NATAL, RN (FOLHAPRESS) – “Já estou em casa. Vou começar a treinar mais tarde. As coisas começam tudo do zero de agora em diante. Agora é pensar nos próximos desafios. É nós! Já, já papai vai surfar.”
O sol não havia nem nascido nesta sexta (30) quando Ítalo Ferreira, primeiro medalhista de ouro do Brasil nos Jogos de Tóquio, entrou na casa dele em Baía Formosa (RN), cidade onde nasceu e pegou as primeiras ondas. Poucas horas depois já estava no mar, surfando sob o olhar admirado dos conterrâneos.
O campeão olímpico desembarcou em sua terra natal durante a madrugada para, segundo ele, evitar aglomerações, uma preocupação diante do risco de contaminação por Covid.

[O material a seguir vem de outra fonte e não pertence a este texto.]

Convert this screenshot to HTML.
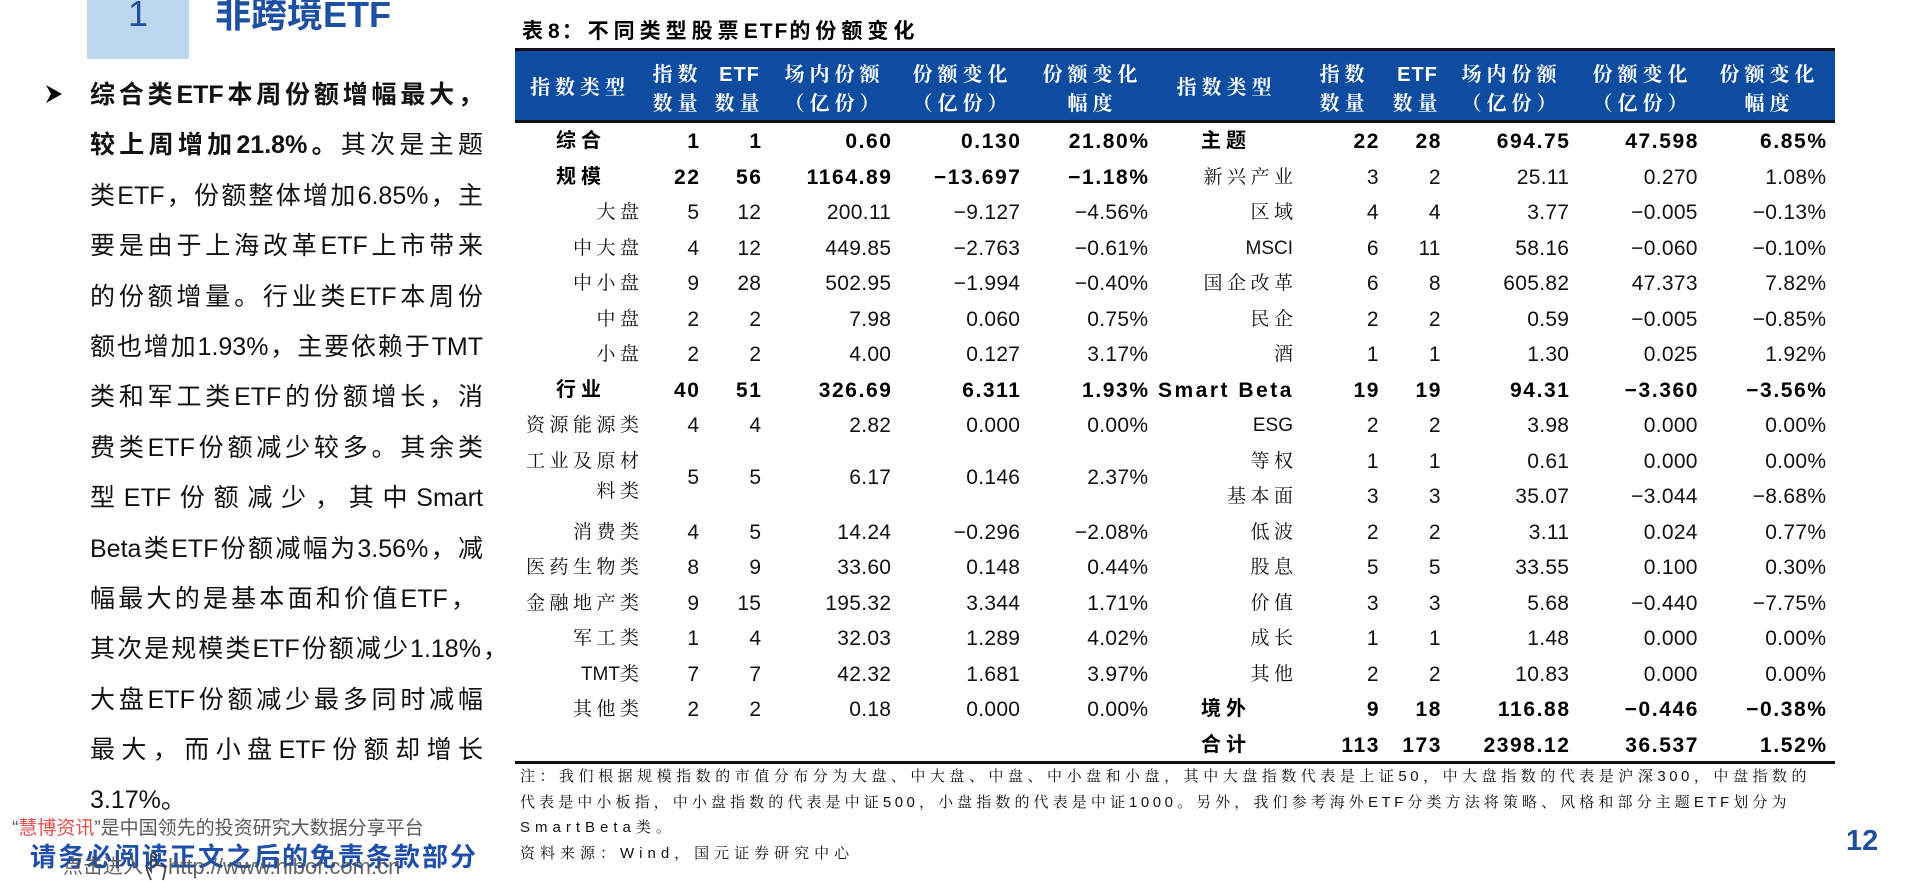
<!DOCTYPE html>
<html><head><meta charset="utf-8">
<style>
*{margin:0;padding:0;box-sizing:border-box}
html,body{width:1920px;height:882px;overflow:hidden;background:#fff}
body{position:relative;font-family:"Liberation Sans","Noto Sans CJK SC",sans-serif;color:#111}
.a{position:absolute;white-space:nowrap}
.para{position:absolute;left:90px;top:70px;width:393px;font-size:25px;color:#111;font-family:"Liberation Sans","Noto Sans CJK SC",sans-serif}
.ln{height:50.4px;line-height:50.4px;text-align:justify;text-align-last:justify;overflow:visible}
.hd{position:absolute;width:120px;color:#fff;font-family:"Liberation Sans","Noto Serif CJK SC",serif;font-weight:700;font-size:20px;letter-spacing:5px;line-height:29px;text-align:center;padding-left:5px;white-space:nowrap}
.hd .e{letter-spacing:1px}
.r{position:absolute;left:0;width:1920px;height:35.5px;line-height:35.5px}
.r>span{position:absolute;top:0;white-space:nowrap}
.n{font-family:"Liberation Sans",sans-serif;font-size:21px;letter-spacing:0.3px;margin-right:-0.3px;color:#111}
.n.b{font-weight:700;letter-spacing:1.6px;margin-right:-1.6px;color:#000}
.sl{font-family:"Liberation Sans","Noto Serif CJK SC",serif;font-size:19px;letter-spacing:4.5px;margin-right:-4.5px;color:#111}
.sl .lt{letter-spacing:0}
.bl{font-family:"Liberation Sans","Noto Sans CJK SC",sans-serif;font-weight:700;font-size:20px;letter-spacing:5px;color:#000}
.c1{right:1221px}.c2{right:1159px}.c3{right:1029px}.c4{right:900px}.c5{right:772px}
.d1{right:541.5px}.d2{right:479.5px}.d3{right:351px}.d4{right:222.5px}.d5{right:94px}
.ls{right:1281px}.rs{right:627px}
.note{position:absolute;left:520px;font-family:"Liberation Sans","Noto Serif CJK SC",serif;font-size:15px;line-height:25.7px;height:25.7px;color:#111}
.nj{letter-spacing:3.5px;text-align:justify;text-align-last:justify}
.nn{letter-spacing:5px;white-space:nowrap}
.tt i{font-style:normal;letter-spacing:2px}
</style></head><body>

<!-- section header -->
<div class="a" style="left:87px;top:0;width:102px;height:59px;background:#bdd7ee"></div>
<div class="a" style="left:128px;top:-4.5px;font-size:36px;line-height:36px;color:#1f4e9a">1</div>
<div class="a" style="left:215px;top:-3.5px;font-size:36px;line-height:36px;font-weight:700;color:#1e50a2">非跨境ETF</div>

<!-- bullet -->
<svg class="a" style="left:0;top:0" width="80" height="120"><polygon points="46,85 62,94 46,103 51,94" fill="#000"/></svg>

<!-- paragraph -->
<div class="para">
<div class="ln"><b>综合类ETF本周份额增幅最大，</b></div>
<div class="ln"><b>较上周增加21.8%。</b>其次是主题</div>
<div class="ln">类ETF，份额整体增加6.85%，主</div>
<div class="ln">要是由于上海改革ETF上市带来</div>
<div class="ln">的份额增量。行业类ETF本周份</div>
<div class="ln">额也增加1.93%，主要依赖于TMT</div>
<div class="ln">类和军工类ETF的份额增长，消</div>
<div class="ln">费类ETF份额减少较多。其余类</div>
<div class="ln">型ETF份额减少，其中Smart</div>
<div class="ln">Beta类ETF份额减幅为3.56%，减</div>
<div class="ln" style="width:386px">幅最大的是基本面和价值ETF，</div>
<div class="ln" style="width:418px">其次是规模类ETF份额减少1.18%，</div>
<div class="ln">大盘ETF份额减少最多同时减幅</div>
<div class="ln">最大，而小盘ETF份额却增长</div>
<div class="ln" style="text-align:left;text-align-last:left">3.17%。</div>
</div>

<!-- watermark / footer left -->
<div class="a" style="left:12px;top:815px;font-size:19px;line-height:28px;color:#5a5a5a">“<span style="color:#e8504f">慧博资讯</span>”是中国领先的投资研究大数据分享平台</div>
<div class="a" style="left:30px;top:840px;font-size:26px;line-height:34px;font-weight:700;letter-spacing:2px;color:#1f4fa8">请务必阅读正文之后的免责条款部分</div>
<div class="a" style="left:63px;top:854px;font-size:20px;line-height:26px;color:#555;opacity:0.9">点击进入</div>
<svg class="a" style="left:143px;top:852px" width="26" height="30"><path d="M8 28 L4 18 Q3 15 6 16 L8 19 L8 4 Q8 1 10.5 1 Q13 1 13 4 L13 13 L20 14 Q23 15 22 19 L20 28" fill="none" stroke="#444" stroke-width="1.8"/></svg>
<div class="a" style="left:168px;top:854px;font-size:22px;line-height:26px;color:#555;opacity:0.9">http://www.hibor.com.cn</div>

<!-- table title -->
<div class="a tt" style="left:522px;top:17px;font-size:21px;line-height:30px;font-weight:700;letter-spacing:5px;color:#000">表<i>8</i>：不同类型股票<i>ETF</i>的份额变化</div>

<!-- table header -->
<div class="a" style="left:515px;top:48px;width:1320px;height:3px;background:#111"></div>
<div class="a" style="left:515px;top:51px;width:1320px;height:69px;background:#0e4c9f"></div>
<div class="a" style="left:515px;top:120px;width:1320px;height:3px;background:#111"></div>

<div class="hd" style="left:517.5px;top:74px">指数类型</div>
<div class="hd" style="left:615px;top:61px">指数<br>数量</div>
<div class="hd" style="left:677px;top:61px"><span class="e">ETF</span><br>数量</div>
<div class="hd" style="left:772px;top:61px">场内份额<br>（亿份）</div>
<div class="hd" style="left:900px;top:61px">份额变化<br>（亿份）</div>
<div class="hd" style="left:1030px;top:61px">份额变化<br>幅度</div>
<div class="hd" style="left:1164px;top:74px">指数类型</div>
<div class="hd" style="left:1282px;top:61px">指数<br>数量</div>
<div class="hd" style="left:1355px;top:61px"><span class="e">ETF</span><br>数量</div>
<div class="hd" style="left:1449px;top:61px">场内份额<br>（亿份）</div>
<div class="hd" style="left:1580px;top:61px">份额变化<br>（亿份）</div>
<div class="hd" style="left:1707px;top:61px">份额变化<br>幅度</div>

<!-- left half rows -->
<div class="r" style="top:124.25px"><span class="bl" style="left:556px">综合</span><span class="n b c1">1</span><span class="n b c2">1</span><span class="n b c3">0.60</span><span class="n b c4">0.130</span><span class="n b c5">21.80%</span></div>
<div class="r" style="top:159.75px"><span class="bl" style="left:556px">规模</span><span class="n b c1">22</span><span class="n b c2">56</span><span class="n b c3">1164.89</span><span class="n b c4">−13.697</span><span class="n b c5">−1.18%</span></div>
<div class="r" style="top:195.25px"><span class="sl ls">大盘</span><span class="n c1">5</span><span class="n c2">12</span><span class="n c3">200.11</span><span class="n c4">−9.127</span><span class="n c5">−4.56%</span></div>
<div class="r" style="top:230.75px"><span class="sl ls">中大盘</span><span class="n c1">4</span><span class="n c2">12</span><span class="n c3">449.85</span><span class="n c4">−2.763</span><span class="n c5">−0.61%</span></div>
<div class="r" style="top:266.25px"><span class="sl ls">中小盘</span><span class="n c1">9</span><span class="n c2">28</span><span class="n c3">502.95</span><span class="n c4">−1.994</span><span class="n c5">−0.40%</span></div>
<div class="r" style="top:301.75px"><span class="sl ls">中盘</span><span class="n c1">2</span><span class="n c2">2</span><span class="n c3">7.98</span><span class="n c4">0.060</span><span class="n c5">0.75%</span></div>
<div class="r" style="top:337.25px"><span class="sl ls">小盘</span><span class="n c1">2</span><span class="n c2">2</span><span class="n c3">4.00</span><span class="n c4">0.127</span><span class="n c5">3.17%</span></div>
<div class="r" style="top:372.75px"><span class="bl" style="left:556px">行业</span><span class="n b c1">40</span><span class="n b c2">51</span><span class="n b c3">326.69</span><span class="n b c4">6.311</span><span class="n b c5">1.93%</span></div>
<div class="r" style="top:408.25px"><span class="sl ls">资源能源类</span><span class="n c1">4</span><span class="n c2">4</span><span class="n c3">2.82</span><span class="n c4">0.000</span><span class="n c5">0.00%</span></div>
<div class="r" style="top:444.25px"><span class="sl ls">工业及原材</span></div>
<div class="r" style="top:474.25px"><span class="sl ls">料类</span></div>
<div class="r" style="top:460.25px"><span class="n c1">5</span><span class="n c2">5</span><span class="n c3">6.17</span><span class="n c4">0.146</span><span class="n c5">2.37%</span></div>
<div class="r" style="top:514.75px"><span class="sl ls">消费类</span><span class="n c1">4</span><span class="n c2">5</span><span class="n c3">14.24</span><span class="n c4">−0.296</span><span class="n c5">−2.08%</span></div>
<div class="r" style="top:550.25px"><span class="sl ls">医药生物类</span><span class="n c1">8</span><span class="n c2">9</span><span class="n c3">33.60</span><span class="n c4">0.148</span><span class="n c5">0.44%</span></div>
<div class="r" style="top:585.75px"><span class="sl ls">金融地产类</span><span class="n c1">9</span><span class="n c2">15</span><span class="n c3">195.32</span><span class="n c4">3.344</span><span class="n c5">1.71%</span></div>
<div class="r" style="top:621.25px"><span class="sl ls">军工类</span><span class="n c1">1</span><span class="n c2">4</span><span class="n c3">32.03</span><span class="n c4">1.289</span><span class="n c5">4.02%</span></div>
<div class="r" style="top:656.75px"><span class="sl ls"><span class="lt">TMT</span>类</span><span class="n c1">7</span><span class="n c2">7</span><span class="n c3">42.32</span><span class="n c4">1.681</span><span class="n c5">3.97%</span></div>
<div class="r" style="top:692.25px"><span class="sl ls">其他类</span><span class="n c1">2</span><span class="n c2">2</span><span class="n c3">0.18</span><span class="n c4">0.000</span><span class="n c5">0.00%</span></div>

<!-- right half rows -->
<div class="r" style="top:124.25px"><span class="bl" style="left:1201px">主题</span><span class="n b d1">22</span><span class="n b d2">28</span><span class="n b d3">694.75</span><span class="n b d4">47.598</span><span class="n b d5">6.85%</span></div>
<div class="r" style="top:159.75px"><span class="sl rs">新兴产业</span><span class="n d1">3</span><span class="n d2">2</span><span class="n d3">25.11</span><span class="n d4">0.270</span><span class="n d5">1.08%</span></div>
<div class="r" style="top:195.25px"><span class="sl rs">区域</span><span class="n d1">4</span><span class="n d2">4</span><span class="n d3">3.77</span><span class="n d4">−0.005</span><span class="n d5">−0.13%</span></div>
<div class="r" style="top:230.75px"><span class="sl rs" style="margin-right:0"><span class="lt">MSCI</span></span><span class="n d1">6</span><span class="n d2">11</span><span class="n d3">58.16</span><span class="n d4">−0.060</span><span class="n d5">−0.10%</span></div>
<div class="r" style="top:266.25px"><span class="sl rs">国企改革</span><span class="n d1">6</span><span class="n d2">8</span><span class="n d3">605.82</span><span class="n d4">47.373</span><span class="n d5">7.82%</span></div>
<div class="r" style="top:301.75px"><span class="sl rs">民企</span><span class="n d1">2</span><span class="n d2">2</span><span class="n d3">0.59</span><span class="n d4">−0.005</span><span class="n d5">−0.85%</span></div>
<div class="r" style="top:337.25px"><span class="sl rs">酒</span><span class="n d1">1</span><span class="n d2">1</span><span class="n d3">1.30</span><span class="n d4">0.025</span><span class="n d5">1.92%</span></div>
<div class="r" style="top:372.75px"><span style="left:1158px;font-family:'Liberation Sans',sans-serif;font-weight:700;font-size:21px;letter-spacing:2.5px;color:#000">Smart Beta</span><span class="n b d1">19</span><span class="n b d2">19</span><span class="n b d3">94.31</span><span class="n b d4">−3.360</span><span class="n b d5">−3.56%</span></div>
<div class="r" style="top:408.25px"><span class="sl rs" style="margin-right:0"><span class="lt">ESG</span></span><span class="n d1">2</span><span class="n d2">2</span><span class="n d3">3.98</span><span class="n d4">0.000</span><span class="n d5">0.00%</span></div>
<div class="r" style="top:443.75px"><span class="sl rs">等权</span><span class="n d1">1</span><span class="n d2">1</span><span class="n d3">0.61</span><span class="n d4">0.000</span><span class="n d5">0.00%</span></div>
<div class="r" style="top:479.25px"><span class="sl rs">基本面</span><span class="n d1">3</span><span class="n d2">3</span><span class="n d3">35.07</span><span class="n d4">−3.044</span><span class="n d5">−8.68%</span></div>
<div class="r" style="top:514.75px"><span class="sl rs">低波</span><span class="n d1">2</span><span class="n d2">2</span><span class="n d3">3.11</span><span class="n d4">0.024</span><span class="n d5">0.77%</span></div>
<div class="r" style="top:550.25px"><span class="sl rs">股息</span><span class="n d1">5</span><span class="n d2">5</span><span class="n d3">33.55</span><span class="n d4">0.100</span><span class="n d5">0.30%</span></div>
<div class="r" style="top:585.75px"><span class="sl rs">价值</span><span class="n d1">3</span><span class="n d2">3</span><span class="n d3">5.68</span><span class="n d4">−0.440</span><span class="n d5">−7.75%</span></div>
<div class="r" style="top:621.25px"><span class="sl rs">成长</span><span class="n d1">1</span><span class="n d2">1</span><span class="n d3">1.48</span><span class="n d4">0.000</span><span class="n d5">0.00%</span></div>
<div class="r" style="top:656.75px"><span class="sl rs">其他</span><span class="n d1">2</span><span class="n d2">2</span><span class="n d3">10.83</span><span class="n d4">0.000</span><span class="n d5">0.00%</span></div>
<div class="r" style="top:692.25px"><span class="bl" style="left:1201px">境外</span><span class="n b d1">9</span><span class="n b d2">18</span><span class="n b d3">116.88</span><span class="n b d4">−0.446</span><span class="n b d5">−0.38%</span></div>
<div class="r" style="top:727.75px"><span class="bl" style="left:1201px">合计</span><span class="n b d1">113</span><span class="n b d2">173</span><span class="n b d3">2398.12</span><span class="n b d4">36.537</span><span class="n b d5">1.52%</span></div>

<!-- table bottom -->
<div class="a" style="left:515px;top:761px;width:1320px;height:3px;background:#111"></div>

<!-- notes -->
<div class="note nj" style="top:764px;width:1290px">注：我们根据规模指数的市值分布分为大盘、中大盘、中盘、中小盘和小盘，其中大盘指数代表是上证50，中大盘指数的代表是沪深300，中盘指数的</div>
<div class="note nj" style="top:789.7px;width:1270px">代表是中小板指，中小盘指数的代表是中证500，小盘指数的代表是中证1000。另外，我们参考海外ETF分类方法将策略、风格和部分主题ETF划分为</div>
<div class="note nn" style="top:815.4px">SmartBeta类。</div>
<div class="note nn" style="top:841.1px">资料来源：Wind，国元证券研究中心</div>

<!-- page number -->
<div class="a" style="left:1846px;top:824px;font-size:29px;line-height:34px;font-weight:700;color:#1f4e9a">12</div>

</body></html>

E já estava com roteiro definido: “Vocês vão me ver na praia. Estarei surfando em algum lugar”, disse Italo nas redes sociais.
É entre falésias e ondas da praia na qual deu os primeiros passos no esporte -no início, por falta de recursos, usava tampas de caixas de isopor como prancha- que o surfista vai se preparar para a próxima etapa do Circuito Mundial de Surfe, entre 10 e 20 de agosto, em Barra de la Cruz, no México.
A ideia de Italo é ficar “três ou quatro dias” com a família e treinar –sem desfile pelas ruas da cidade ou eventos para exibição da medalha de ouro que carrega com orgulho no peito.
Será um cenário bem diferente do de 2019, quando conquistou o título da WSL (Liga Mundial de Surfe). À época, cruzou as ruas de Baía Formosa com o troféu em um caminhão do Corpo de Bombeiros, seguido por crianças e adultos. Em São Paulo, primeira parada no retorno ao Brasil, Italo disse, na tarde desta quinta-feira (29), ter ficado impressionado com a reação dos brasileiros após a vitória no Japão.
Para o surfista, é estranho receber tanto reconhecimento. “Não estava acostumado. Tem realmente outro público agora, que quer saber um pouco mais do que eu faço, como eu vivo”, afirmou o campeão olímpico.
Homenagens nas redes sociais e mensagens de pessoas do país inteiro o deixaram “em choque”. “Você leva uma bandeira, você leva uma nação com você”, acrescentou sobre o carinho que tem recebido.
Em Baía Formosa, o surfista é inspiração para crianças e adolescentes que sonham conquistar troféus e, agora, medalhas. Em um projeto local que oferece aulas gratuitas de surfe para crianças e adolescentes filhos de pescadores ou de desempregados, o número de participantes dobrou em um ano e meio.
“Há um efeito Ítalo na cidade”, diz a pedagoga e empreendedora social Barbara Arenhaldt, que fundou em 2017 com o marido, César, o Projeto Swell. “Todos querem ser iguais a ele”, afirma.
A dona de casa Vanizia Souza, 37, sente esse efeito dentro de casa: os cinco filhos, de 11 a 19 anos, inspiram-se no conterrâneo nas ondas que pegam em aulas e competições no Brasil.
“Quem acompanhou toda a trajetória do Italo desde que ele era criança tem conhecimento do esforço, do foco que ele sempre teve praticando surfe. Sendo assim, qual surfista não se inspira nele?”, diz Vanizia. “Italo se tornou espelho e exemplo de dedicação para todos.”
No Japão, o campeão olímpico abocanhou a medalha de ouro após superar o anfitrião Kanoa Igarashi. A conquista se deu na estreia do surfe em Olimpíadas e foi definida por Ítalo como gigantesca. “Todos os surfistas que competiram em Tóquio têm um pedaço dessa história. Foi uma história linda, que Deus escreveu da melhor forma possível.” Na primeira postagem publicada em uma rede social nesta sexta-feira, já em casa, a referência divina mais uma vez apareceu: “O que Ele abrir ninguém conseguirá fechar.”